------ Material for the task ------

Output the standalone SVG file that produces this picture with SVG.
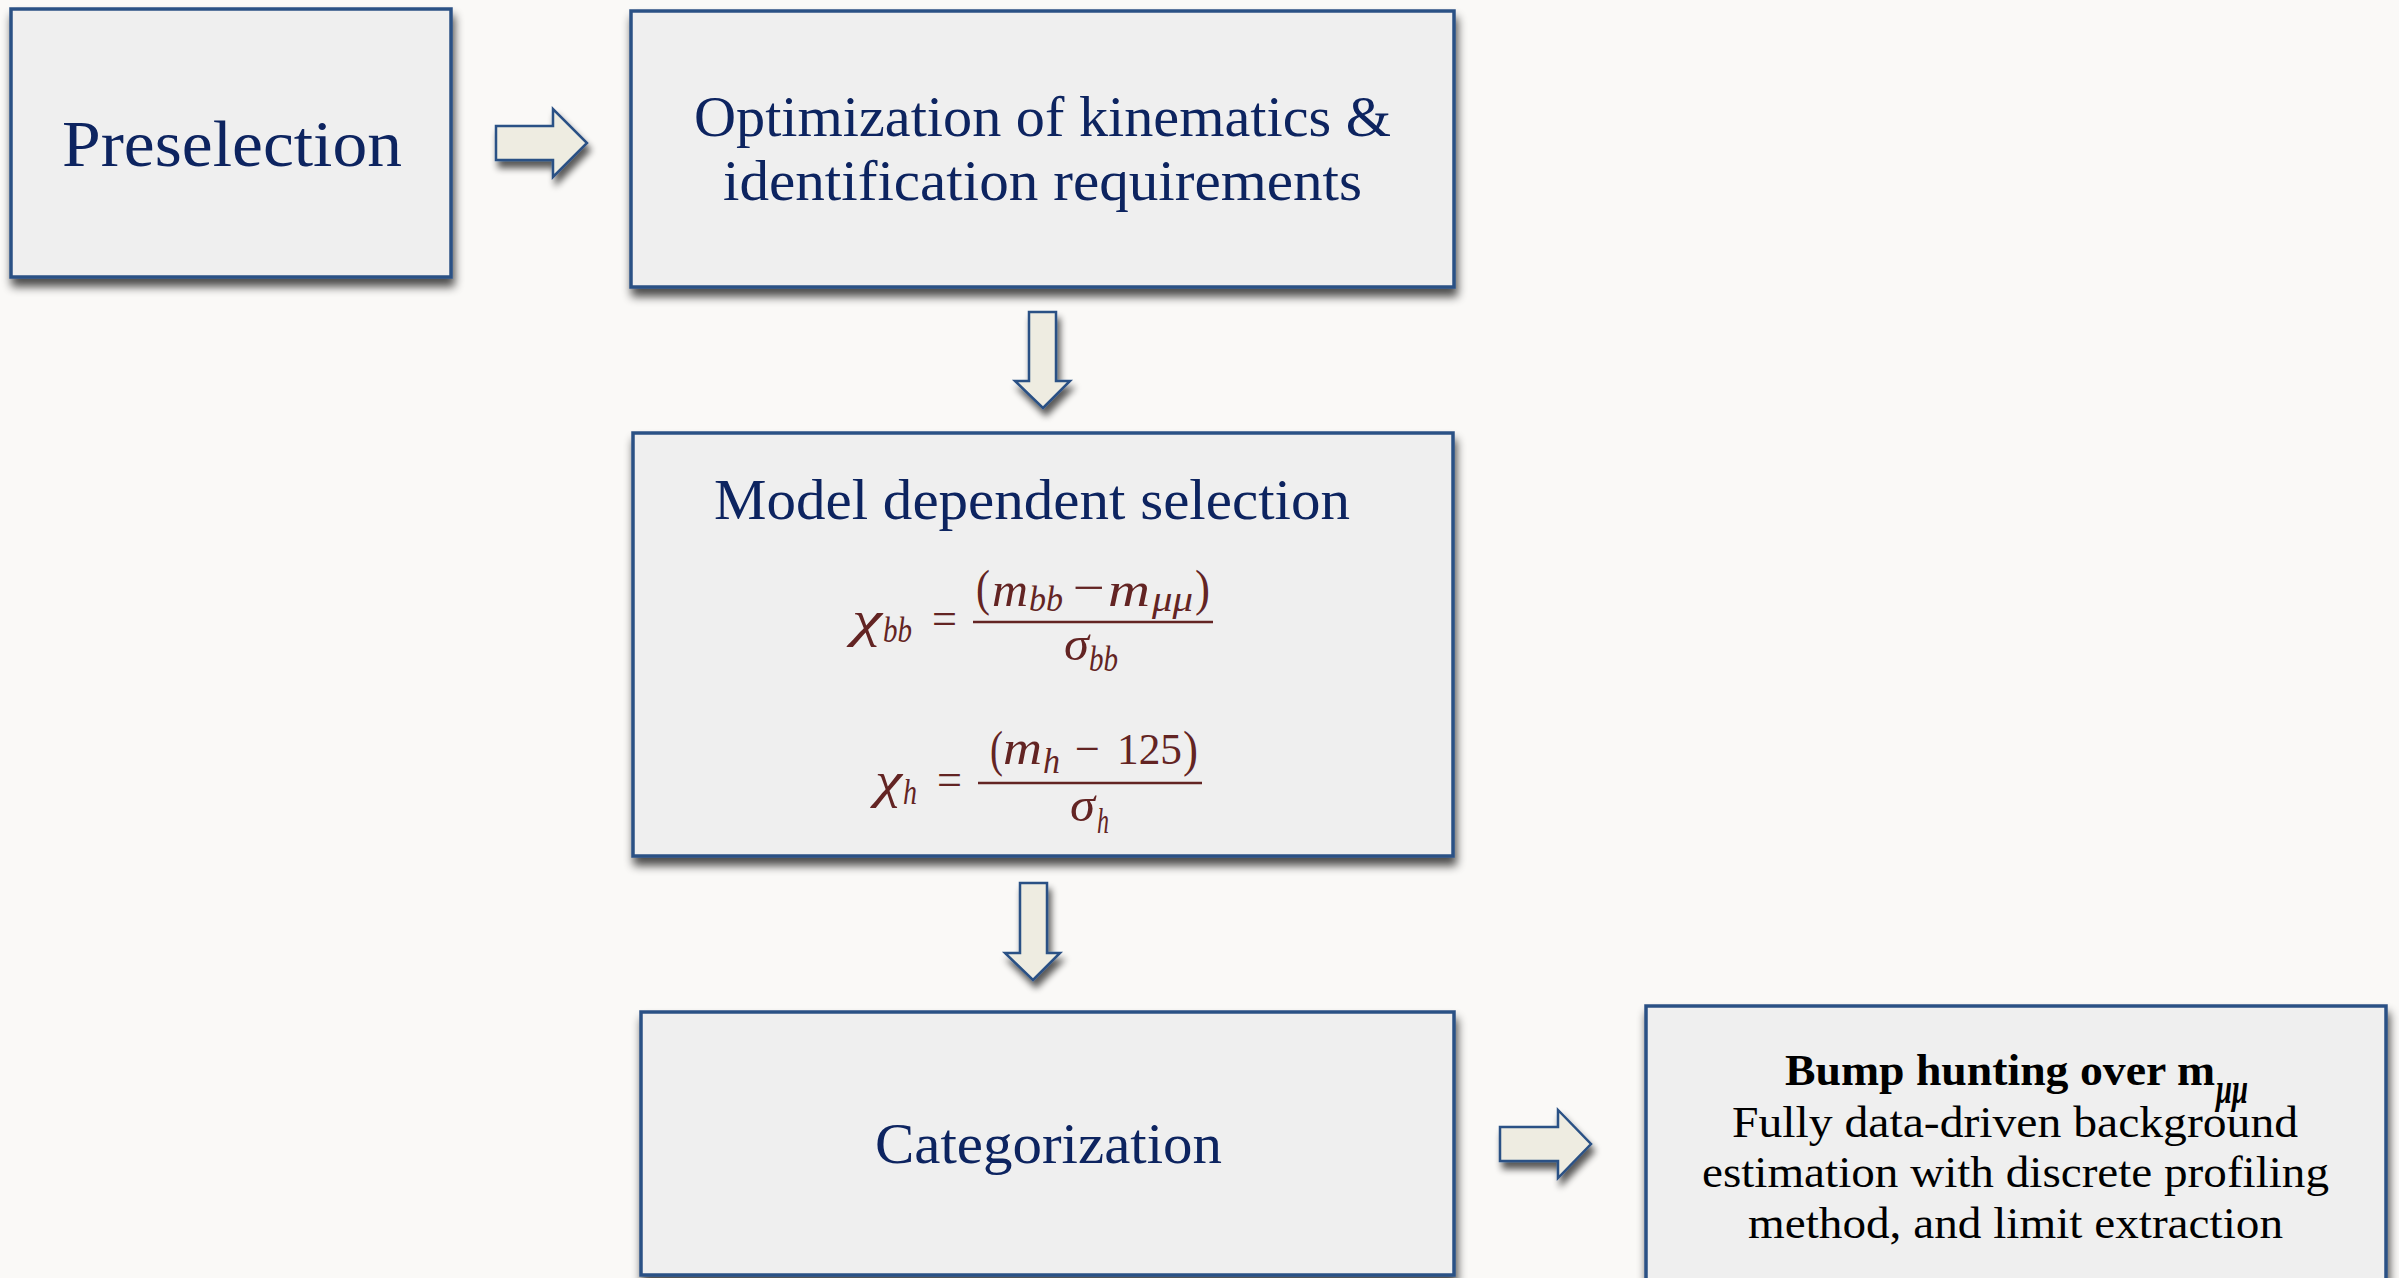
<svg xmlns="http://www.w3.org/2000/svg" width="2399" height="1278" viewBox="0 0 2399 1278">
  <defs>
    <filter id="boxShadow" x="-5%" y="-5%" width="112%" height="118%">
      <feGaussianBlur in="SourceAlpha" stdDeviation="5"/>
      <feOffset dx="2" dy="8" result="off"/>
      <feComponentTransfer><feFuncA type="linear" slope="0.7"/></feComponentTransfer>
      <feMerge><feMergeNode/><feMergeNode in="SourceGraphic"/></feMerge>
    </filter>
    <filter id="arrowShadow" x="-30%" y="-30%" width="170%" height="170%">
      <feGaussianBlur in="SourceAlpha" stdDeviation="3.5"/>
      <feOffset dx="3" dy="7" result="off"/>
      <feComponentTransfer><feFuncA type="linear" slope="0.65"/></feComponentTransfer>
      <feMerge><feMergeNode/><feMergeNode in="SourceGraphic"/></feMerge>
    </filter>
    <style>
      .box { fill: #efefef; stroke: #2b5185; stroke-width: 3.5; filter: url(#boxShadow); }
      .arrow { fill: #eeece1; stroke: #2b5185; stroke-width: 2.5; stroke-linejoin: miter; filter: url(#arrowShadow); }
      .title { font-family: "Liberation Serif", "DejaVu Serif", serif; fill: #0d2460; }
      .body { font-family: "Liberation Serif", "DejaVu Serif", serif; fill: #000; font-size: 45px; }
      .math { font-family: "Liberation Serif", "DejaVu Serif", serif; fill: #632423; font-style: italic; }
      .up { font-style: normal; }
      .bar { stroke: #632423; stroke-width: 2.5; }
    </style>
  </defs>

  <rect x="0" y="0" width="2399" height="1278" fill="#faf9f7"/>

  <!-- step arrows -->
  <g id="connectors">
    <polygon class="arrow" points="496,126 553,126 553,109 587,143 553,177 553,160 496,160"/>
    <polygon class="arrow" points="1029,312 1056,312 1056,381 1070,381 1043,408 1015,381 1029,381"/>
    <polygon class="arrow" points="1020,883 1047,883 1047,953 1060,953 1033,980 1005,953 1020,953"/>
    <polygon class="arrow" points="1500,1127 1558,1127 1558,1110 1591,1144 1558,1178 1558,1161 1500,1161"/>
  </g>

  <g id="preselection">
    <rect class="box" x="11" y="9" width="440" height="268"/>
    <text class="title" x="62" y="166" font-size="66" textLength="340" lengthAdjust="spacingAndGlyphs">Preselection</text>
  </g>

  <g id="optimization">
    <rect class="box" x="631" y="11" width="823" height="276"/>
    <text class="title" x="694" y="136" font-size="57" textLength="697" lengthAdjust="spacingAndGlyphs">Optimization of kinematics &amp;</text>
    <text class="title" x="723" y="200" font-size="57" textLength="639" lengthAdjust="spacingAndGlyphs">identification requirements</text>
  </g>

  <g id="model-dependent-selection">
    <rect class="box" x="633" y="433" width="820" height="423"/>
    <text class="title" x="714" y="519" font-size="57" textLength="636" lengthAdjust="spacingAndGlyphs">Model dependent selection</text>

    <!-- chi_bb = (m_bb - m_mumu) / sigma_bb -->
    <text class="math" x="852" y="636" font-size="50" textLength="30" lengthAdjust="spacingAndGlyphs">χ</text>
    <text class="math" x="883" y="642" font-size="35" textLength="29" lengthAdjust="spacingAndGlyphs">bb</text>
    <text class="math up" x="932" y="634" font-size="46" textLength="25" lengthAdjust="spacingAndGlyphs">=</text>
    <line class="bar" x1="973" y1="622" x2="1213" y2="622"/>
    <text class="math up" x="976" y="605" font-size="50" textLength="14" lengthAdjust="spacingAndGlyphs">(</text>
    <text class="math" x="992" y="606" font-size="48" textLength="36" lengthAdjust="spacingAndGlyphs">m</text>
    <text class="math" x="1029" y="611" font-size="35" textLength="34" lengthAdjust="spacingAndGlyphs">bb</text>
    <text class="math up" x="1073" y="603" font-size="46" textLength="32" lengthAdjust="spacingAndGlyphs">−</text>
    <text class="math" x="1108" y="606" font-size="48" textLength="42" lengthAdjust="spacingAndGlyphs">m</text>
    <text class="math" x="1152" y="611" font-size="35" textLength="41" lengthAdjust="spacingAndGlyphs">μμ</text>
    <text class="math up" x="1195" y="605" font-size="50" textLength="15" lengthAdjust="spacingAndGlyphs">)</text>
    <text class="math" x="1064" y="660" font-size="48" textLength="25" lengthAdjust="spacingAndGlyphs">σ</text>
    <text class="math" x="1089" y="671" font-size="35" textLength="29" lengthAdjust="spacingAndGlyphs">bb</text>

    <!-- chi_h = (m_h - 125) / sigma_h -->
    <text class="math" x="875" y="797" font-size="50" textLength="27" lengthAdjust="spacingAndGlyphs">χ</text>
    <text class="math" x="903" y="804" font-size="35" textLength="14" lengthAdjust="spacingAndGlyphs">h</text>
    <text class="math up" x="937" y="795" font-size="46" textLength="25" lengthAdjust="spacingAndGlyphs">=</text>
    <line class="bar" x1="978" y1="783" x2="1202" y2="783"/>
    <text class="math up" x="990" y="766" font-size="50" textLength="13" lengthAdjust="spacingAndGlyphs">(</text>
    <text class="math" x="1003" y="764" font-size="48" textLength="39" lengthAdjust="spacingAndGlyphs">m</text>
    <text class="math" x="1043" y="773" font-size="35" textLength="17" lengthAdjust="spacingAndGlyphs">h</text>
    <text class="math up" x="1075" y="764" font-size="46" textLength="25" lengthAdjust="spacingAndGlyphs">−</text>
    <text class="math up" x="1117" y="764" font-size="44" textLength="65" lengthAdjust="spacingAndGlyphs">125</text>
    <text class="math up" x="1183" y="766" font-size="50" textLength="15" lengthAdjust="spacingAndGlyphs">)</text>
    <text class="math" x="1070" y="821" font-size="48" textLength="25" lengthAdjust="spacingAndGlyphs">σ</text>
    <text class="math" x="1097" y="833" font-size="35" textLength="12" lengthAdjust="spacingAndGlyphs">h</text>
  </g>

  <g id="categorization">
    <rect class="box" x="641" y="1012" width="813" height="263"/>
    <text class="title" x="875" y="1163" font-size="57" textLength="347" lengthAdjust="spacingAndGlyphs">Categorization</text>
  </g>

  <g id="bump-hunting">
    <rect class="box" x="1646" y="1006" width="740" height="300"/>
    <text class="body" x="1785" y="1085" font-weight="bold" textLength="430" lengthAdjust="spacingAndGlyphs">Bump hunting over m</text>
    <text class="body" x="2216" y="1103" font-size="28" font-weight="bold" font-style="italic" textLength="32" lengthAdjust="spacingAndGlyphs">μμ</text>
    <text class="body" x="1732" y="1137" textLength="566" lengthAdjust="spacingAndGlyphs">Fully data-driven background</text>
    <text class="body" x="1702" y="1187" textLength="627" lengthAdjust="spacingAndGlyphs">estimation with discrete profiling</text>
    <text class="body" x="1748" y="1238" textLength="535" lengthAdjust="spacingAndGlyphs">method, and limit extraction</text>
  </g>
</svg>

------
------ Material for the task ------

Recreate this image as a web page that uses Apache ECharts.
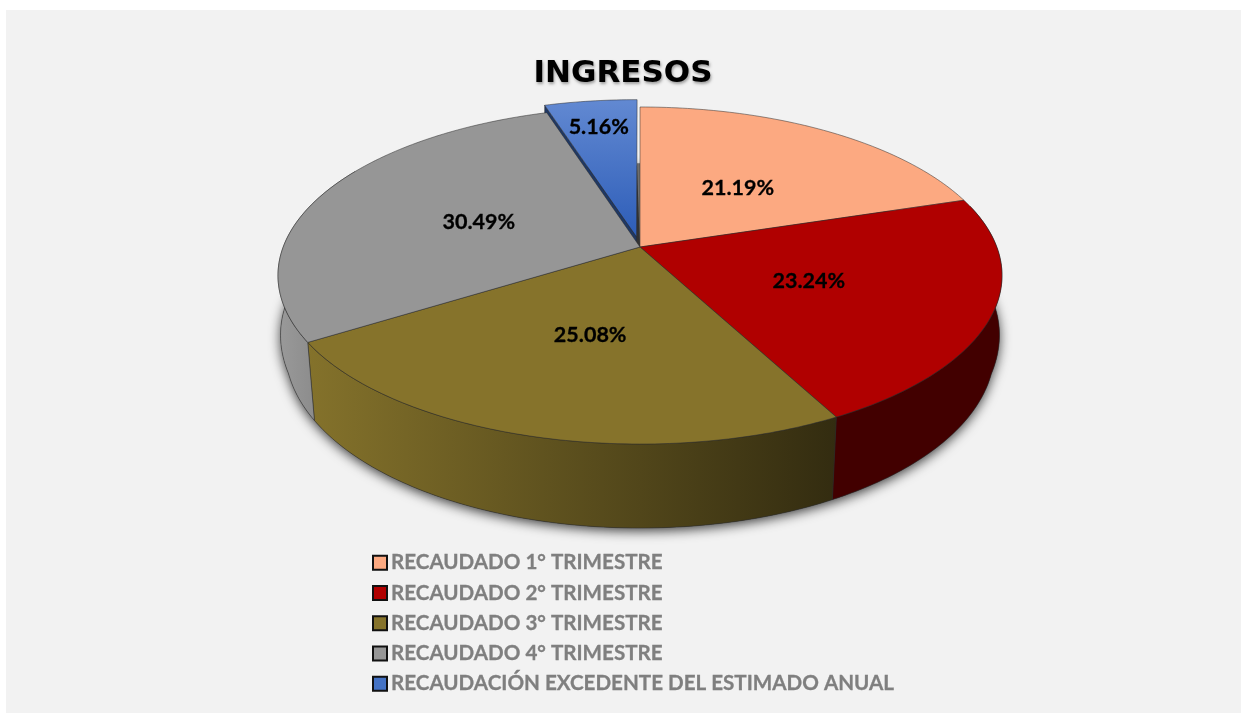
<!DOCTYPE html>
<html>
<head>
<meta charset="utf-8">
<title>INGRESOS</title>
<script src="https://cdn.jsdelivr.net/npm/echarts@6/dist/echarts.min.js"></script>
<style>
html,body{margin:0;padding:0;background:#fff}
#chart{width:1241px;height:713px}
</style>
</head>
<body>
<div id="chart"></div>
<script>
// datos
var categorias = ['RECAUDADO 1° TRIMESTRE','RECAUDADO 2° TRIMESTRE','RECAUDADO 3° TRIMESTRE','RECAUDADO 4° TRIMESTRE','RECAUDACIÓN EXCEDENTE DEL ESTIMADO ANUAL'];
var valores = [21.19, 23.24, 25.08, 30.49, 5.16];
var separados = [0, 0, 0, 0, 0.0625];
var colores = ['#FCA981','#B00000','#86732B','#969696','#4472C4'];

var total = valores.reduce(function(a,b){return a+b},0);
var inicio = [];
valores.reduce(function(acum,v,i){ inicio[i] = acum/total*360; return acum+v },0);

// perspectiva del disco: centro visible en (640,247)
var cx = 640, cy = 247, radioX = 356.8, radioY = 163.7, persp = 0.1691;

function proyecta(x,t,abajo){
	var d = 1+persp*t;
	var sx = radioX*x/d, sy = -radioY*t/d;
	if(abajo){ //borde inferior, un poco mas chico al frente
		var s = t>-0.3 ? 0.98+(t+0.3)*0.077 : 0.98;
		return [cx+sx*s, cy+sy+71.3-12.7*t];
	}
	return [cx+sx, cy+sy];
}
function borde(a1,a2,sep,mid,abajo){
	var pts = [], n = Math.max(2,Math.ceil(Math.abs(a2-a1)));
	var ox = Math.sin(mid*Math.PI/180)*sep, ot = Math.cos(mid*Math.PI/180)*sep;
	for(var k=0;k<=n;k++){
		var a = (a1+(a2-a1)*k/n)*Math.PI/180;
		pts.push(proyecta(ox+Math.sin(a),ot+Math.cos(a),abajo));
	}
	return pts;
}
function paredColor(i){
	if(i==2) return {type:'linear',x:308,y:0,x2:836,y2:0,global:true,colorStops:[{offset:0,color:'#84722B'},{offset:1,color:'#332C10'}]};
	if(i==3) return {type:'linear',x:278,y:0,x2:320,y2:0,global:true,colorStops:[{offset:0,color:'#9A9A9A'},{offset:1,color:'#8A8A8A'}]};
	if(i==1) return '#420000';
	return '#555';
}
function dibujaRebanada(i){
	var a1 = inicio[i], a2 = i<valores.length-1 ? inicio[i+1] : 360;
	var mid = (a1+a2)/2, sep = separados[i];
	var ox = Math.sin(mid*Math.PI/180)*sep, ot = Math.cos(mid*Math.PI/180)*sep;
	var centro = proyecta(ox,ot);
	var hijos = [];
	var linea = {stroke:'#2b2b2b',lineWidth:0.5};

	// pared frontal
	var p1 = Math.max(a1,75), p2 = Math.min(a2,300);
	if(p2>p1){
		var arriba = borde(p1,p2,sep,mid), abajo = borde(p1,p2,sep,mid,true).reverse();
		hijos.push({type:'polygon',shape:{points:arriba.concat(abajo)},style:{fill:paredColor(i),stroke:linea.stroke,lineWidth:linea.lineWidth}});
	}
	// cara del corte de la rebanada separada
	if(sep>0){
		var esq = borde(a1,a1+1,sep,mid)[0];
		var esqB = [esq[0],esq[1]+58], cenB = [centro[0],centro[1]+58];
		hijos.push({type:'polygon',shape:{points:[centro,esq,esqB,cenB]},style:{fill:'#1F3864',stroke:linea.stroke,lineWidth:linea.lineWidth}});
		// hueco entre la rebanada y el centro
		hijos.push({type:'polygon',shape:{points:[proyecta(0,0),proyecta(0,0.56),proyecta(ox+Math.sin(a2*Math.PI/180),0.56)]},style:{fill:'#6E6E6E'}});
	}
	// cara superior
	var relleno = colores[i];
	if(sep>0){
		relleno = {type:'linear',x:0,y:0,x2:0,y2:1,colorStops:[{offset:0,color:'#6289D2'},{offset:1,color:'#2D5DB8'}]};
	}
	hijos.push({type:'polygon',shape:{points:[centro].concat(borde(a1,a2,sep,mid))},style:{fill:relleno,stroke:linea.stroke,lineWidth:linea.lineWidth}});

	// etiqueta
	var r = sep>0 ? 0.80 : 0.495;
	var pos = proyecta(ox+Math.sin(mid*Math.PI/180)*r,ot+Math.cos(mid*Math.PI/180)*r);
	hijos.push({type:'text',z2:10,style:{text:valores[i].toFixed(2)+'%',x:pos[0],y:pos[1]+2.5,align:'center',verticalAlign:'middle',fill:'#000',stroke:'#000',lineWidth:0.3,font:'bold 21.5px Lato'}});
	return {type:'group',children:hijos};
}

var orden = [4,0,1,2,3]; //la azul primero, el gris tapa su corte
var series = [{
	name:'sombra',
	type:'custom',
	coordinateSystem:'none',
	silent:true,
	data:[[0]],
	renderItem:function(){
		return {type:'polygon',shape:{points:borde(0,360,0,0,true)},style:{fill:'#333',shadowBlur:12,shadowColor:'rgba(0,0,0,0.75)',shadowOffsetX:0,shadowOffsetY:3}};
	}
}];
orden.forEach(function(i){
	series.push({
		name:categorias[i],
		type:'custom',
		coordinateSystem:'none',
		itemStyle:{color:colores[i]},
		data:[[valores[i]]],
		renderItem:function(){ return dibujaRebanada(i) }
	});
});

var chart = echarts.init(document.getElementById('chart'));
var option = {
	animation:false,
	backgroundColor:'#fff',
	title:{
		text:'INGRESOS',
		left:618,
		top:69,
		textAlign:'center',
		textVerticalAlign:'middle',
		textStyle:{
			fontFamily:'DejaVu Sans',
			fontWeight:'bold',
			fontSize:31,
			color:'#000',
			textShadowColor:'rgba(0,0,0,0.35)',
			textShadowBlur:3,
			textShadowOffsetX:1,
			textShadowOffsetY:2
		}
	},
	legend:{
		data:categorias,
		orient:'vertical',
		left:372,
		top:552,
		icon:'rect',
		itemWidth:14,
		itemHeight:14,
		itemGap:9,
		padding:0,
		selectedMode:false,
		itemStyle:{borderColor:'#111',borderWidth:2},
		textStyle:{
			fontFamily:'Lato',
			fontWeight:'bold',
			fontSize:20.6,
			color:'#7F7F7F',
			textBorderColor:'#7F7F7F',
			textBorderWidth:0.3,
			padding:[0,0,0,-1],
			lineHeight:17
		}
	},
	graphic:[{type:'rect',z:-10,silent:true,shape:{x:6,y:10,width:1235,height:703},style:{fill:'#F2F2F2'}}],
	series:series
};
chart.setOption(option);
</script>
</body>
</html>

------

*Directions*.
Which lines of the data include "with"? Copy each of them.

*Response to the task*.
Output the standalone SVG file that produces this picture with SVG.
    <text class="body" x="1702" y="1187" textLength="627" lengthAdjust="spacingAndGlyphs">estimation with discrete profiling</text>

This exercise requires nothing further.